━━━━━ INFORMATION PROVIDED ━━━━━

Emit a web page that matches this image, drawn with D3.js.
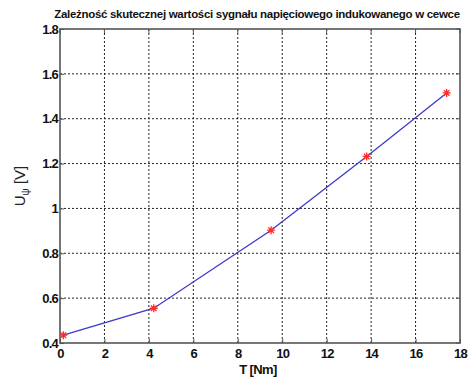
<!DOCTYPE html>
<html>
<head>
<meta charset="utf-8">
<script src="https://cdn.jsdelivr.net/npm/d3@7"></script>
<style>
  body { margin: 0; background: #fff; }
  svg { display: block; font-family: "Liberation Sans", Arial, sans-serif; }
</style>
</head>
<body>
<div id="chart"></div>
<script>
const torque = [0.15, 4.22, 9.5, 13.8, 17.4];
const voltage = [0.435, 0.555, 0.903, 1.232, 1.515];
const xTicks = [0, 2, 4, 6, 8, 10, 12, 14, 16, 18];
const yTicks = [0.4, 0.6, 0.8, 1, 1.2, 1.4, 1.6, 1.8];
const title = "Zależność skutecznej wartości sygnału napięciowego indukowanego w cewce";

const width = 468;
const height = 379;
const plotLeft = 60, plotRight = 460, plotTop = 29, plotBottom = 343;

const svg = d3.select('#chart')
  .append('svg')
  .attr('width', width)
  .attr('height', height);

const x = d3.scaleLinear().domain([0, 18]).range([plotLeft, plotRight]);
const y = d3.scaleLinear().domain([0.4, 1.8]).range([plotBottom, plotTop]);

// grid
svg.append('g')
  .selectAll('line')
  .data(xTicks.slice(1, -1))
  .enter().append('line')
  .attr('x1', d => x(d)).attr('x2', d => x(d))
  .attr('y1', plotTop).attr('y2', plotBottom)
  .attr('stroke', '#222').attr('stroke-width', 1)
  .attr('stroke-dasharray', '2,2');

svg.append('g')
  .selectAll('line')
  .data(yTicks.slice(1, -1))
  .enter().append('line')
  .attr('y1', d => y(d)).attr('y2', d => y(d))
  .attr('x1', plotLeft).attr('x2', plotRight)
  .attr('stroke', '#222').attr('stroke-width', 1)
  .attr('stroke-dasharray', '2,2');

// axes with inward ticks
const xAxis = d3.axisBottom(x).tickValues(xTicks).tickSize(-4).tickFormat(d3.format('d'));
const yAxis = d3.axisLeft(y).tickValues(yTicks).tickSize(-4).tickFormat(d => d === 1 ? '1' : d3.format('.1f')(d));

const gx = svg.append('g')
  .attr('transform', `translate(0,${plotBottom})`)
  .call(xAxis);
const gy = svg.append('g')
  .attr('transform', `translate(${plotLeft},0)`)
  .call(yAxis);

[gx, gy].forEach(g => {
  g.select('.domain').remove();
  g.selectAll('.tick line').attr('stroke', '#555').attr('stroke-width', 1);
  g.selectAll('.tick text')
    .attr('fill', '#111')
    .style('font-size', '13px')
    .style('font-weight', 'bold')
    .style('letter-spacing', '-0.8px');
});
gx.selectAll('.tick text').attr('dy', '1em').attr('y', 2);
gy.selectAll('.tick text').attr('x', -2);

// top/right inward ticks
svg.append('g')
  .selectAll('line')
  .data(xTicks)
  .enter().append('line')
  .attr('x1', d => x(d)).attr('x2', d => x(d))
  .attr('y1', plotTop).attr('y2', plotTop + 4)
  .attr('stroke', '#555');
svg.append('g')
  .selectAll('line')
  .data(yTicks)
  .enter().append('line')
  .attr('y1', d => y(d)).attr('y2', d => y(d))
  .attr('x1', plotRight - 4).attr('x2', plotRight)
  .attr('stroke', '#555');

// box
svg.append('rect')
  .attr('x', plotLeft).attr('y', plotTop)
  .attr('width', plotRight - plotLeft).attr('height', plotBottom - plotTop)
  .attr('fill', 'none')
  .attr('stroke', '#555')
  .attr('stroke-width', 1.6);

// line
const pts = torque.map((t, i) => [t, voltage[i]]);
svg.append('path')
  .datum(pts)
  .attr('fill', 'none')
  .attr('stroke', '#3a3ac8')
  .attr('stroke-width', 1.3)
  .attr('d', d3.line().x(d => x(d[0])).y(d => y(d[1])));

// asterisk markers
const s = 4;
svg.append('g')
  .selectAll('path')
  .data(pts)
  .enter().append('path')
  .attr('transform', d => `translate(${x(d[0])},${y(d[1])})`)
  .attr('d', `M${-s},0H${s}M0,${-s}V${s}M${-s*0.7},${-s*0.7}L${s*0.7},${s*0.7}M${-s*0.7},${s*0.7}L${s*0.7},${-s*0.7}`)
  .attr('stroke', '#ff2a2a')
  .attr('stroke-width', 1.3)
  .attr('fill', 'none');

// title
svg.append('text')
  .attr('x', 257).attr('y', 18)
  .attr('text-anchor', 'middle')
  .style('font-size', '11.5px')
  .style('font-weight', 'bold')
  .style('letter-spacing', '-0.3px')
  .attr('fill', '#111')
  .text(title);

// x label
svg.append('text')
  .attr('x', 258).attr('y', 374)
  .attr('text-anchor', 'middle')
  .style('font-size', '13px')
  .style('font-weight', 'bold')
  .style('letter-spacing', '-0.6px')
  .attr('fill', '#111')
  .text('T [Nm]');

// y label
const yl = svg.append('text')
  .attr('transform', 'translate(25,186) rotate(-90)')
  .attr('text-anchor', 'middle')
  .style('font-size', '15px')
  .attr('fill', '#222');
yl.append('tspan').text('U');
yl.append('tspan').attr('dy', 4).style('font-size', '10px').text('ψ');
yl.append('tspan').attr('dy', -4).text(' [V]');
</script>
</body>
</html>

━━━━━

Return exactly what appears from the opening line of the material through the line with "skutecznej wartości sygnału", apart from the pictures.

Emit a web page that matches this image, drawn with D3.js.
<!DOCTYPE html>
<html>
<head>
<meta charset="utf-8">
<script src="https://cdn.jsdelivr.net/npm/d3@7"></script>
<style>
  body { margin: 0; background: #fff; }
  svg { display: block; font-family: "Liberation Sans", Arial, sans-serif; }
</style>
</head>
<body>
<div id="chart"></div>
<script>
const torque = [0.15, 4.22, 9.5, 13.8, 17.4];
const voltage = [0.435, 0.555, 0.903, 1.232, 1.515];
const xTicks = [0, 2, 4, 6, 8, 10, 12, 14, 16, 18];
const yTicks = [0.4, 0.6, 0.8, 1, 1.2, 1.4, 1.6, 1.8];
const title = "Zależność skutecznej wartości sygnału napięciowego indukowanego w cewce";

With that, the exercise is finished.